Notizie Valute e materie prime Goldman Sachs: materie prime in calo a doppia cifra nel 2014, peserà abbondanza dell’offerta e tapering

Goldman Sachs: materie prime in calo a doppia cifra nel 2014, peserà abbondanza dell’offerta e tapering

21 Novembre 2013 19:20

In arrivo nuovi cali per il comparto delle commodity. A dirlo è nientepopodimeno che Goldman Sachs, da sempre considerata la banca d’affari più rialzista sul settore delle materie prime (non a caso gli analisti di Goldman sono stati definiti i “perma-bulls”, i tori permanenti). Le cose cambiano e in un report dedicato ai dieci investimenti da effettuare l’anno prossimo, il colosso newyorkese assegna alle materie prime la nona posizione a causa di “ribassi significativi” attesi da qui a fine 2014.

Il capo economista Dominic Wilson e il suo team hanno ribadito che il trend principale per il comparto, che da inizio anno ha visto le quotazioni misurate dall’indice S&P GSCI scendere di quattro punti percentuali, sarà ribassista, visto che l’offerta di materie prime “continuerà a essere influenzata dai forti rialzi registrati dai prezzi negli ultimi anni.”

I nuovi massimi storici registrati da diverse materie prime negli ultimi anni hanno favorito gli investimenti che incrementando l’offerta penalizzeranno i prezzi. La situazione è tanto più evidente nel comparto agricolo dove è particolarmente facile per i coltivatori spostarsi da un anno all’altro sulle colture più redditizie facendone salire l’output.

Oltre che dall’aumento dell’offerta i prezzi saranno penalizzati dal miglioramento della congiuntura statunitense che, grazie “alla crescita di consumi privati e investimenti delle imprese”, permetterà alla banca centrale di ridurre gli acquisti di titoli (il c.d. tapering).

Nel dettaglio, da qui a fine 2014 Goldman stima un calo a doppia cifra per l’oro, -15% a 1.050 dollari l’oncia, per i semi di soia, -25% a 9,5 dollari/bushel, per il granoturco, -12% a 3,75 dollari, per il rame, -11% a 6.200 dollari la tonnellata, e per il minerale di ferro, -20% a 108 dollari/tonnellata. Più contenuta la contrazione del Brent, che dai 109 dollari attuali è visto a 105 dollari (-3,6%).
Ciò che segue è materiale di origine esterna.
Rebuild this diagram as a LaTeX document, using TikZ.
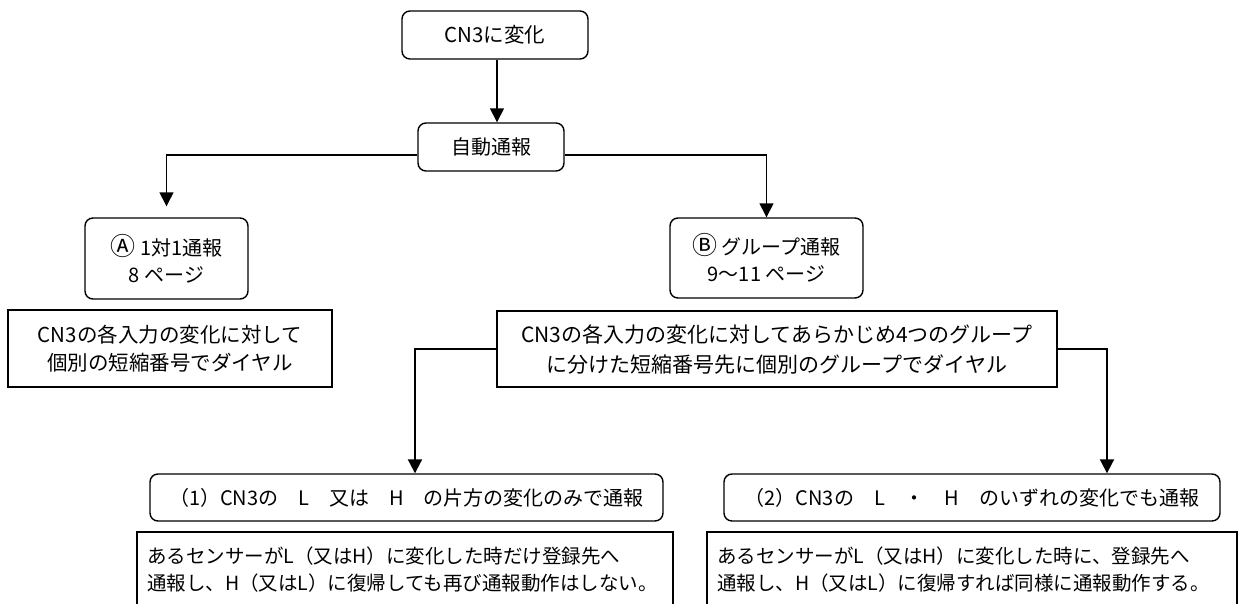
\documentclass[tikz,border=0pt]{standalone}
\usepackage{fontspec}
\setmainfont{Noto Sans CJK JP}
\usetikzlibrary{arrows.meta}
\newcommand{\circA}{{\fontsize{25}{28}\selectfont Ⓐ}}
\newcommand{\circB}{{\fontsize{25}{28}\selectfont Ⓑ}}
\begin{document}
\begin{tikzpicture}[x=1pt,y=-1pt,
  every node/.style={font=\fontsize{20}{27}\selectfont, inner sep=0pt, align=center},
  rbox/.style={draw, line width=1.4pt, rounded corners=8pt},
  sbox/.style={draw, line width=1.4pt},
  arr/.style={line width=1.4pt, -{Triangle[length=14pt,width=14pt]}},
  arrb/.style={line width=2pt, -{Triangle[length=14pt,width=14pt]}}]
\useasboundingbox (0,0) rectangle (1240,603);
\clip (0,0) rectangle (1240,603);
\node[rbox, minimum width=186pt, minimum height=48pt, font=\fontsize{20.5}{27}\selectfont] (top) at (495,35) {CN3に変化};
\node[rbox, minimum width=146pt, minimum height=48pt] (auto) at (491,147) {自動通報};
\node[rbox, minimum width=163pt, minimum height=81pt] (A) at (166.5,258.5) {\circA\ 1対1通報\\8 ページ};
\node[rbox, minimum width=193pt, minimum height=80pt] (B) at (766.5,258) {\circB\ グループ通報\\9～11 ページ};
\node[sbox, minimum width=324pt, minimum height=77pt, font=\fontsize{20.5}{28}\selectfont] (Lbox) at (170,348.5) {CN3の各入力の変化に対して\\個別の短縮番号でダイヤル};
\node[sbox, minimum width=560pt, minimum height=76pt, font=\fontsize{21}{30}\selectfont] (big) at (777,349) {CN3の各入力の変化に対してあらかじめ4つのグループ\\に分けた短縮番号先に個別のグループでダイヤル};
\node[rbox, minimum width=513pt, minimum height=47pt] (one) at (406.5,497.5) {（1）CN3の　L　又は　H　の片方の変化のみで通報};
\node[rbox, minimum width=496pt, minimum height=47pt] (two) at (972,497.5) {（2）CN3の　L　・　H　のいずれの変化でも通報};
\node[sbox, minimum width=536pt, minimum height=75pt, align=left, text width=516pt, font=\fontsize{19.5}{27}\selectfont] (b1) at (405,569.5) {あるセンサーがL（又はH）に変化した時だけ登録先へ\\通報し、H（又はL）に復帰しても再び通報動作はしない。};
\node[sbox, minimum width=530pt, minimum height=75pt, align=left, text width=510pt, font=\fontsize{19.5}{27}\selectfont] (b2) at (972,569.5) {あるセンサーがL（又はH）に変化した時に、登録先へ\\通報し、H（又はL）に復帰すれば同様に通報動作する。};
\draw[arr] ([xshift=2pt]top.south) -- ([xshift=2pt]top.south |- auto.north);
\draw[arr, shorten >=11pt] ([yshift=-8pt]auto.west) -| (A.north);
\draw[arr] ([yshift=-8pt]auto.east) -| (B.north);
\draw[arrb] (big.west) -| ([xshift=8.5pt]one.north);
\draw[arrb] (big.east) -| ([xshift=135pt]two.north);
\end{tikzpicture}
\end{document}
Oltre ai vantaggi per i consumatori, la banca statunitense si attende anche altri effetti positivi: la discesa dei prezzi del minerale di ferro favorirà l’indebolimento delle valute dei paesi produttori, come l’Australia e il Sud Africa, mentre la diminuzione delle quotazioni del metallo giallo ridurrà le pressioni inflazionistiche e migliorerà il saldo della bilancia delle partite correnti in mercati emergenti come Turchia e India.